Without doubt, the passage of the Pension Protection Act of 2006, which extends the Health Insurance Portability and Accountability Act’s favorable treatment of combination life and long term care policies to combination annuity and LTC contracts, has been one of the most dramatic events affecting the insurance industry in years.

The most compelling implications of the PPA relate to its favorable tax treatment of (1) benefits paid out in case of chronic illness and (2) charges to cover the cost of protection.

As previously discussed, the payment of benefits to cover LTC in an annuity is income tax-free. Now, let’s expand on that.

1. If a contract is a reimbursement contract, in which insureds submit claims and are paid for qualified LTC benefit expenses incurred, then all such payments are truly and totally free of income tax.

2. Other contracts are of a per diem nature, which means that the company pays a fixed monthly (or perhaps daily) benefit regardless of the expenditures actually incurred. For such contracts, the Act, or more precisely, Section 7702B of the Internal Revenue Code, stipulates a per diem rate, which changes annually with the rate of inflation. For 2008, the rate is $270 per day.

For such contracts, assuming a 30-day month, the contract could pay $8,100 monthly on a tax-free basis. Excess amounts payable would be subject to tax.

Further, one cannot buy a reimbursement contract and a per diem contract in order to get potentially an incremental layer of income tax-free benefits. The law will limit the actual tax-free amount in such cases.

3. The Act may lead to greatly increased exchange activity. Let’s assume a variable annuity had been purchased (post-HIPAA) with a $100,000 deposit and now has a value of $400,000. If the annuitant needs to utilize these funds in the current setting, he would have to take withdrawals on a last-in, first-out (LIFO basis), and thus pay tax on dollars needed for care. Effectively, he would have to bump up his withdrawals so that the after-tax value of the withdrawal would cover the LTC expenses.

Now let’s say, however, that the annuitant exchanges this VA for a contract that also provides an additional $200,000 of LTC protection. When dollars are paid out from this new contract to reimburse for LTC expenses, they all will be income tax-free. More precisely, portions of gain so paid out will not be taxed. Thus, the second contract effectively has been transformed from a tax-deferred vehicle to a tax-free vehicle when funds are used to pay for LTC expenses.

4. Initial payments of benefit, to the extent they result in reduction of cash value, may reduce the contract’s basis. The tax law is not completely clear on this point.

The treatment of charges is also favorable under these contracts. Consider:

Ordinarily, within deferred annuities, a distribution is taxed on a LIFO basis, meaning that the first dollars of withdrawal are presumed to come from contract gain, and only when the gain has been distributed will payments reduce basis.
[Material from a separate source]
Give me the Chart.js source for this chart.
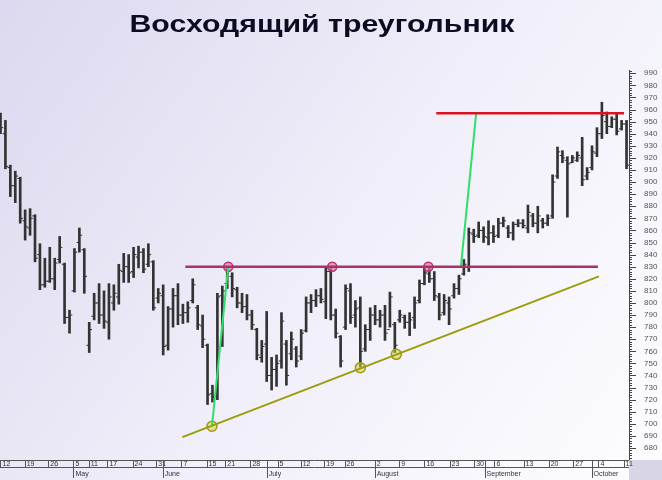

But, in combination annuities, the LTC provisions (or separate rider) are treated as a separate contract, and so charges taken from the annuity to pay for the LTC are considered distributions.

Nevertheless, under the new law, such charges will not result in taxable income. Dollars are presumed to come first from basis, and then from gain, should the basis have been reduced to zero. The law specifically states that the charges will not result in taxable income, even the charges coming from gain. We do caution that this favorable treatment applies only for distributions made to cover the charges for qualified LTC coverage, as defined by the law.

The amount of development activity taking place today is solid evidence that the value of such benefit and charge treatment has been recognized.